Figure scripts:
-=-=-=-=-
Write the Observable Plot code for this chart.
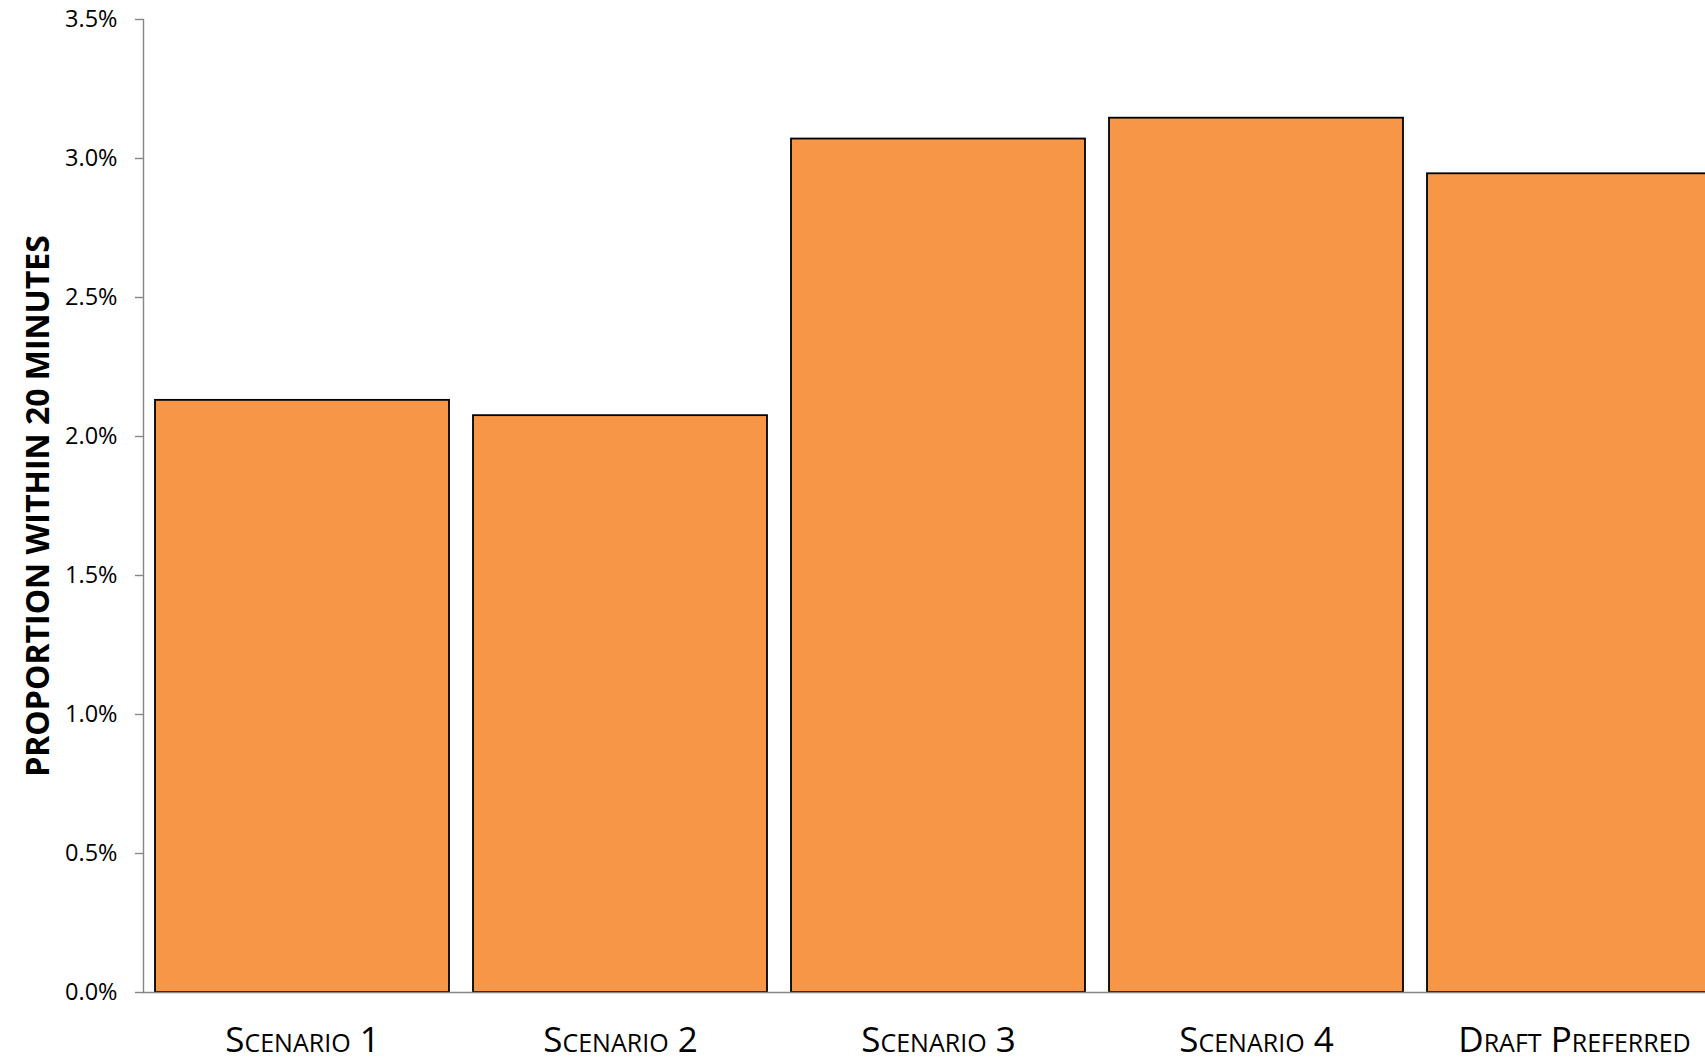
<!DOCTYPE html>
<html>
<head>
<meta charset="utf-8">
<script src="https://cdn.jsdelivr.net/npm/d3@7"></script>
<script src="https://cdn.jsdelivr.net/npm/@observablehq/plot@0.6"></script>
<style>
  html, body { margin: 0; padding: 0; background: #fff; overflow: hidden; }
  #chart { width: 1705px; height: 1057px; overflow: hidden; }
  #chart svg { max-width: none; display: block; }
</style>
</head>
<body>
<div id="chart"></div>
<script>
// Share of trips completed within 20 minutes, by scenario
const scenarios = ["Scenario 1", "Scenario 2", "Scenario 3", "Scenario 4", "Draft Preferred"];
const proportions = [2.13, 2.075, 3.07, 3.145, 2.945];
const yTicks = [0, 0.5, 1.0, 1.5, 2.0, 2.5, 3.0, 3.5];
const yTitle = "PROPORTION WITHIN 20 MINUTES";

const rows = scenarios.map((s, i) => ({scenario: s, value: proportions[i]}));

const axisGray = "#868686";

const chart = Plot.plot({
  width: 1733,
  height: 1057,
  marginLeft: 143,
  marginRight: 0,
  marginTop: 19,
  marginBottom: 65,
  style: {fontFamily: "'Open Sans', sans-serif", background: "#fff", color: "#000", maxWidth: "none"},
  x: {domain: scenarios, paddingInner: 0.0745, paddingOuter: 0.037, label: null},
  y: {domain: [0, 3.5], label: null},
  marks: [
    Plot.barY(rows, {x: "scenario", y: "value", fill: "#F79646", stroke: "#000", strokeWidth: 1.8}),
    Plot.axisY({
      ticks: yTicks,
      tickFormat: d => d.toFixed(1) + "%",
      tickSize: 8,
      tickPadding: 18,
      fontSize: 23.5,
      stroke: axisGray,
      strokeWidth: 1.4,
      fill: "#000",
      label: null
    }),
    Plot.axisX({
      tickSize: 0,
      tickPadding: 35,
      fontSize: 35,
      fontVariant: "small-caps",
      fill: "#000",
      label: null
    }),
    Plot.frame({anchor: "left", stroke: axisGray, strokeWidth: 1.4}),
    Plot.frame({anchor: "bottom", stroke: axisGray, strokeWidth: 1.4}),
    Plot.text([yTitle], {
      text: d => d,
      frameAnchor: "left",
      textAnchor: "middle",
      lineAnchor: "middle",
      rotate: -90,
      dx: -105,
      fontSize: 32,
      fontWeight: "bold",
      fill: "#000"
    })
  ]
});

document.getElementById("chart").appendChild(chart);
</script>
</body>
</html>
-=-=-=-=-
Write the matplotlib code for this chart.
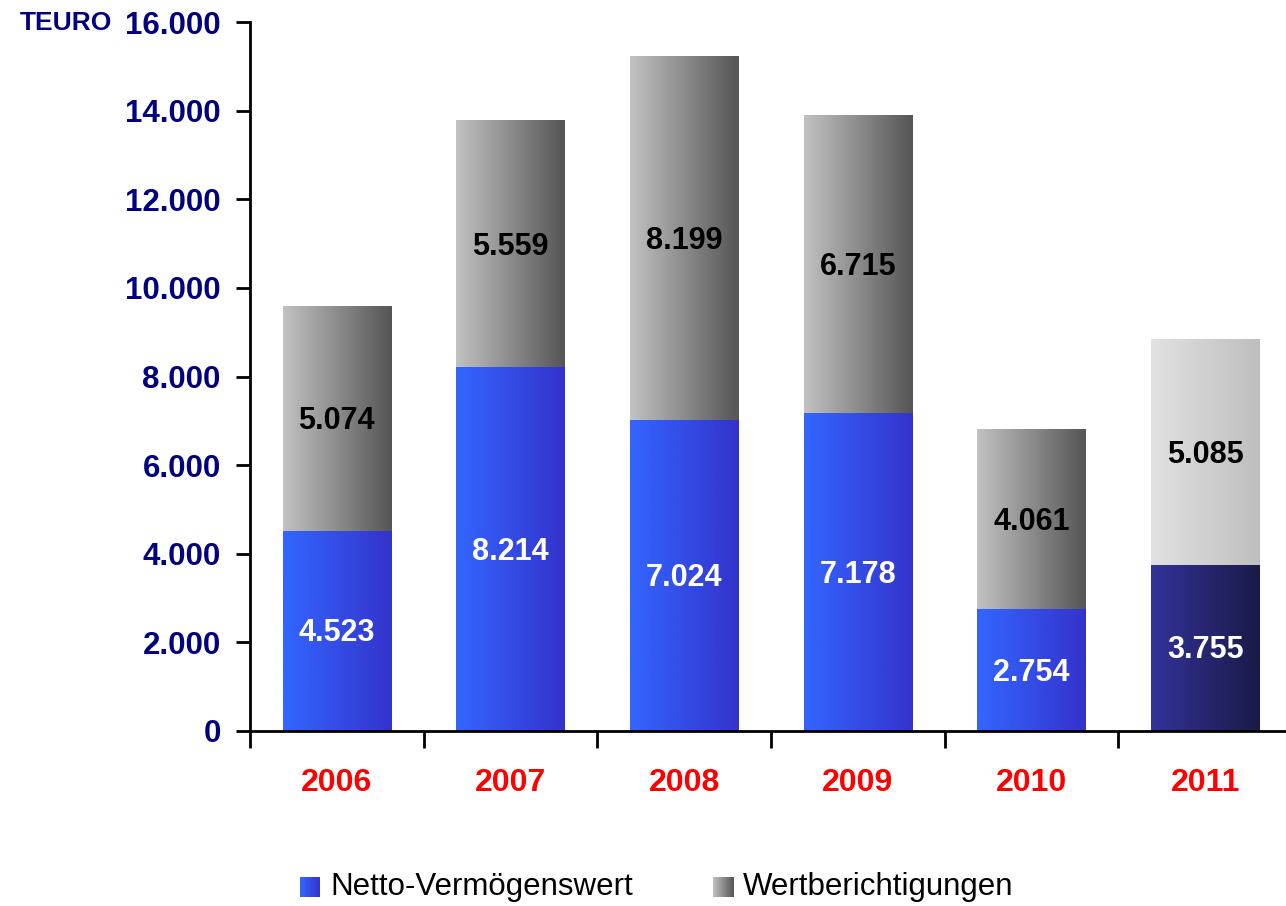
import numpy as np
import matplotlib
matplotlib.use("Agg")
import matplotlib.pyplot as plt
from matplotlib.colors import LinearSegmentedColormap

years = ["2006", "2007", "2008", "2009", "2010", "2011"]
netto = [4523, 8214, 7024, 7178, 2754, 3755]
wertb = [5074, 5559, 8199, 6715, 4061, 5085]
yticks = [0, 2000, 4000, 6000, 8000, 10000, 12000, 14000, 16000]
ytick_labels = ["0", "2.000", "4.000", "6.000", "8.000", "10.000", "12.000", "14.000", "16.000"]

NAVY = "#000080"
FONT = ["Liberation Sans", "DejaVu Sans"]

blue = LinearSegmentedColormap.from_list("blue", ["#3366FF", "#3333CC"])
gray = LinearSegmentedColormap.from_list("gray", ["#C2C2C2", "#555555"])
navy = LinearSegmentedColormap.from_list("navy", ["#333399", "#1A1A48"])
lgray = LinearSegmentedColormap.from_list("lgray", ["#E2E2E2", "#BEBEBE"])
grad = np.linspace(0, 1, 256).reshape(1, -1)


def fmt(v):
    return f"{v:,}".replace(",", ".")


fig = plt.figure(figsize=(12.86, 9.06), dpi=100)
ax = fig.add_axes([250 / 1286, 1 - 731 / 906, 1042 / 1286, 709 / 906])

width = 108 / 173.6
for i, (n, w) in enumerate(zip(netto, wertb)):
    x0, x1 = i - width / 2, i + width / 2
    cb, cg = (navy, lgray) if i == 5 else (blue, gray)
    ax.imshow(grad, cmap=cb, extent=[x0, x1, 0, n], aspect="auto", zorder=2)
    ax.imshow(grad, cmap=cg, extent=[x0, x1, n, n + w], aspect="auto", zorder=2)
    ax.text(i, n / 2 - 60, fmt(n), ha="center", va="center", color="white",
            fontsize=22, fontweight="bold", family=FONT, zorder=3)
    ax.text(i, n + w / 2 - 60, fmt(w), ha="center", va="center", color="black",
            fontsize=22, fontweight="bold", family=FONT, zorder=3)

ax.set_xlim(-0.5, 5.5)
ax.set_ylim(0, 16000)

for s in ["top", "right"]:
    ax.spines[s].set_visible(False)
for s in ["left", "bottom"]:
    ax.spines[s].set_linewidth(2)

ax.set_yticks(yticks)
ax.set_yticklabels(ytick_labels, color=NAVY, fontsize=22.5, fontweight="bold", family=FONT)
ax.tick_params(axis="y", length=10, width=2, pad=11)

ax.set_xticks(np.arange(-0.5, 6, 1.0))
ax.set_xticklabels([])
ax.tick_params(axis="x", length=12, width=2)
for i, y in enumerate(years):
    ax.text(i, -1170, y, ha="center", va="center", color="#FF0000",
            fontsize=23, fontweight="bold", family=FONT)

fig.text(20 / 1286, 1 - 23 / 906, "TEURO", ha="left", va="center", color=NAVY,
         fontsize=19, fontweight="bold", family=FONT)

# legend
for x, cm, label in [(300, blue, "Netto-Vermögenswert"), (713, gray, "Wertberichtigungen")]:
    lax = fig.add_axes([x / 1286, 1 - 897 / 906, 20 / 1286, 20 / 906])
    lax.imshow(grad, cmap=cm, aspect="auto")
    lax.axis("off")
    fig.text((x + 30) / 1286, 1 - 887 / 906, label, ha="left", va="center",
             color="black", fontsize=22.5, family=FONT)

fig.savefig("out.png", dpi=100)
-=-=-=-=-
Write out every line from the entries where "chart" appears.

Response to the task:
Write the Observable Plot code for this chart.
  #chart { width: 1705px; height: 1057px; overflow: hidden; }
  #chart svg { max-width: none; display: block; }
<div id="chart"></div>
const chart = Plot.plot({
document.getElementById("chart").appendChild(chart);
Write the matplotlib code for this chart.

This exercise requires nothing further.